Here’s a page describing how the some of the graphs have been devised.
Apart from the reports and the ranking/topping/bottoming etc calculations, there’s also value in taking a look at the business model and mapping, and presentation models that the new demo data provides. The business model itself has a lot more detail than the old Paint dataset.
From taking an initial look at the physical model, it shows the use of aliases for all physical tables (Oracle best practice), and how you can use aliases and joins to create tables that contain offset and time-series calculations. Looking at the business model and mapping layer, you can see the various dimension tables, the dimension drill paths, and a number of fact tables that have been set up to hold different classes of calculations. The presentation model layer takes this one further, adding divider “dummy” tables in to separate facts and dimensions (shades of Discoverer here), different icons for different types of tables and so on. If you’ve seen the Oracle BI Applications repository layer, this is where you’ll see a lot of these ideas used in real-life.
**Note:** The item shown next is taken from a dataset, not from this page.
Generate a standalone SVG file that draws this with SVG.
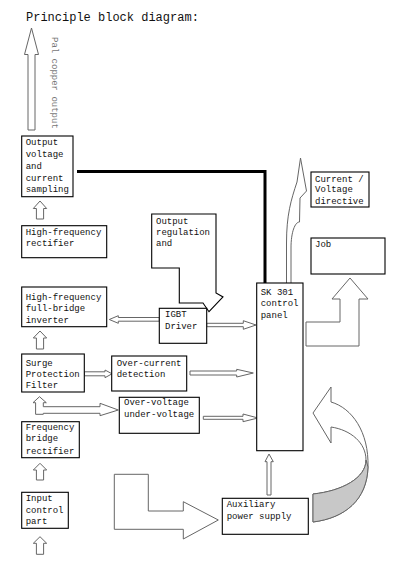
<svg xmlns="http://www.w3.org/2000/svg" width="403" height="567" viewBox="0 0 403 567">
<style>
.box{fill:#fff;stroke:#000;stroke-width:1.1}
.t{font-family:"Liberation Mono","Courier New",monospace;font-size:9px;fill:#111}
.title{font-family:"Liberation Mono","Courier New",monospace;font-size:12px;fill:#111}
.side{font-family:"Liberation Mono","Courier New",monospace;font-size:9px;fill:#777}
.ha{fill:#fff;stroke:#666;stroke-width:1}
.thick{fill:none;stroke:#000;stroke-width:3}
</style>
<rect width="403" height="567" fill="#fff"/>
<text class="title" x="26" y="21">Principle block diagram:</text>
<text class="side" transform="translate(52,37) rotate(90)">Pal copper output</text>

<g id="connectors">
  <polyline class="thick" points="77,171.5 265,171.5 265,283"/>
  <!-- vertical hollow arrows -->
  <path class="ha" d="M28,130 L28,54.5 L24.5,54.5 L31.5,28 L38.5,54.5 L35,54.5 L35,130 Z"/>
  <path class="ha" d="M36.4,219 L36.4,208.5 L33.3,208.5 L40,201 L46.7,208.5 L43.6,208.5 L43.6,219 Z"/>
  <path class="ha" d="M36.4,349 L36.4,338 L33.3,338 L40,331 L46.7,338 L43.6,338 L43.6,349 Z"/>
  <path class="ha" d="M35.6,414.3 L35.6,402.7 L33,402.7 L39.5,396.7 L46.3,402.7 L43.3,402.7 L43.3,406.7 L100,406.7 L100,403.3 L118.3,410 L100,415.7 L100,413.3 L43.3,413.3 L43.3,414.3 Z"/>
  <path class="ha" d="M36.4,480 L36.4,470 L33.3,470 L40,463.3 L46.7,470 L43.6,470 L43.6,480 Z"/>
  <path class="ha" d="M36.4,554.3 L36.4,543.3 L33.3,543.3 L40,536.7 L46.7,543.3 L43.6,543.3 L43.6,554.3 Z"/>
  <path class="ha" d="M267,495 L267,461.7 L265,461.7 L269,454 L273.3,461.7 L271,461.7 L271,495 Z"/>
  <!-- horizontal hollow arrows -->
  <path class="ha" d="M84.3,371.8 L105,371.8 L105,370 L112,373.8 L105,377.7 L105,375.8 L84.3,375.8 Z"/>
  <path class="ha" d="M190,371 L236.7,371 L236.7,369.3 L253.3,373 L236.7,377 L236.7,375 L190,375 Z"/>
  <path class="ha" d="M203.3,416.3 L243,416.3 L243,414 L258,418 L243,421.7 L243,419.3 L203.3,419.3 Z"/>
  <path class="ha" d="M206.7,323.3 L243.3,323.3 L243.3,320.7 L256,325 L243.3,329.3 L243.3,326.7 L206.7,326.7 Z"/>
  <path class="ha" d="M159.3,317.5 L118.3,317.5 L118.3,315.7 L109.3,319.5 L118.3,323.3 L118.3,321.2 L159.3,321.2 Z"/>
  <!-- curved arrow from panel to current/voltage directive -->
  <path class="ha" d="M286.5,283 L286.5,243 C286.5,215 291,200 297,182 L300.5,158 L306.5,191 L300,198 L299.5,222 C295,222 291,232 291,248 L291,283"/>
  <!-- L arrow panel to Job -->
  <path class="ha" d="M306,322 L340,322 L340,299 L332,299 L350,278 L368,299 L359,299 L359,346 L306,346 Z"/>
  <!-- big L arrow to auxiliary -->
  <path class="ha" d="M114.3,474.3 L148.3,474.3 L148.3,511 L183.3,511 L183.3,501.7 L218.3,520 L183.3,539 L183.3,529.3 L114.3,529.3 Z"/>
  <!-- curved return arrow -->
  <path class="ha" d="M313,413 L331,387 L331,402 C352,408 369,432 368,467 C367,500 345,518 313,522 L313,494 C342,491 366,478 366,460 C366,443 351,430 331,427 L331,443 Z"/>
  <path d="M366,460 C366,478 342,491 313,494 L313,522 C345,518 367,500 368,467 Z" fill="#c8c8c8" stroke="#666" stroke-width="1"/>
</g>

<g id="output-sampling">
  <rect class="box" x="21.7" y="136" width="51.3" height="60.7"/>
  <text class="t" x="25.7" y="145.3">Output</text>
  <text class="t" x="25.7" y="157">voltage</text>
  <text class="t" x="25.7" y="168.8">and</text>
  <text class="t" x="25.7" y="180.6">current</text>
  <text class="t" x="25.7" y="192.4">sampling</text>
</g>
<g id="hf-rectifier">
  <rect class="box" x="21.7" y="225.7" width="85" height="32"/>
  <text class="t" x="25.7" y="234.5">High-frequency</text>
  <text class="t" x="25.7" y="246">rectifier</text>
</g>
<g id="hf-inverter">
  <rect class="box" x="21.7" y="287" width="85" height="39.7"/>
  <text class="t" x="25.7" y="299.5">High-frequency</text>
  <text class="t" x="25.7" y="311">full-bridge</text>
  <text class="t" x="25.7" y="322.5">inverter</text>
</g>
<g id="surge">
  <rect class="box" x="21.7" y="354" width="62.6" height="38"/>
  <text class="t" x="25.7" y="365.5">Surge</text>
  <text class="t" x="25.7" y="376.8">Protection</text>
  <text class="t" x="25.7" y="388">Filter</text>
</g>
<g id="freq-bridge">
  <rect class="box" x="21.7" y="421.7" width="57.6" height="36"/>
  <text class="t" x="25.7" y="429.5">Frequency</text>
  <text class="t" x="25.7" y="441">bridge</text>
  <text class="t" x="25.7" y="453.5">rectifier</text>
</g>
<g id="input-control">
  <rect class="box" x="21.7" y="492.3" width="46.6" height="36"/>
  <text class="t" x="25.7" y="500.5">Input</text>
  <text class="t" x="25.7" y="512.5">control</text>
  <text class="t" x="25.7" y="524.3">part</text>
</g>
<g id="output-regulation">
  <path class="box" d="M151.7,214 L216,214 L216,293 L223,297 L209,311.7 L203,303 L179.3,303 L179.3,268 L151.7,268 Z"/>
  <text class="t" x="156" y="224">Output</text>
  <text class="t" x="156" y="235">regulation</text>
  <text class="t" x="156" y="246">and</text>
</g>
<g id="igbt-driver">
  <rect class="box" x="159.3" y="308.3" width="47.4" height="35"/>
  <text class="t" x="165" y="316.7">IGBT</text>
  <text class="t" x="165" y="329">Driver</text>
</g>
<g id="over-current">
  <rect class="box" x="111.7" y="356" width="75" height="35"/>
  <text class="t" x="116.7" y="365.7">Over-current</text>
  <text class="t" x="116.7" y="376.7">detection</text>
</g>
<g id="over-voltage">
  <rect class="box" x="119.3" y="397.3" width="80" height="36"/>
  <text class="t" x="124" y="405.3">Over-voltage</text>
  <text class="t" x="124" y="417">under-voltage</text>
</g>
<g id="control-panel">
  <rect class="box" x="256.7" y="283" width="46.3" height="167.7"/>
  <text class="t" x="260.7" y="294.5">SK 301</text>
  <text class="t" x="260.7" y="306">control</text>
  <text class="t" x="260.7" y="317.5">panel</text>
</g>
<g id="current-voltage">
  <rect class="box" x="311" y="172" width="58" height="35"/>
  <text class="t" x="315" y="181.5">Current /</text>
  <text class="t" x="315" y="192">Voltage</text>
  <text class="t" x="315" y="204">directive</text>
</g>
<g id="job">
  <rect class="box" x="311" y="238" width="74" height="36"/>
  <text class="t" x="315" y="246.5">Job</text>
</g>
<g id="auxiliary">
  <rect class="box" x="222.3" y="498.3" width="86" height="36"/>
  <text class="t" x="226.7" y="507">Auxiliary</text>
  <text class="t" x="226.7" y="518.5">power supply</text>
</g>
</svg>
The repository also shows off a number of data modeling concepts. The bulk of the model itself is sourced from two separate sources, containing actual and forecast data respectively like this:
The data then being combined through the use of logical table sources in the business model and mapping layer, so that the federated query feature in the BI Server brings the two data sets together at query run time.
There’s an example of drill chaining, where drilling down a hierarchy drills across to a different hierarchy level, rather than the one in your own hierarchy that you’re just above.
There’s also instructions in the PPT file on how to generate a metadata dictionary from the repository file, and then link it to the various report elements so that users can view detailed descriptions on the data in their reports.
Anyway, as I said, all this ships with the 10.1.3.4 release of OBIEE, with the Sample Sales guidelines and explanations available as a PPT file downloadable from OTN. If you’re interested in working your way through a few more complex reports and metadata setups, it might be worth you taking a look.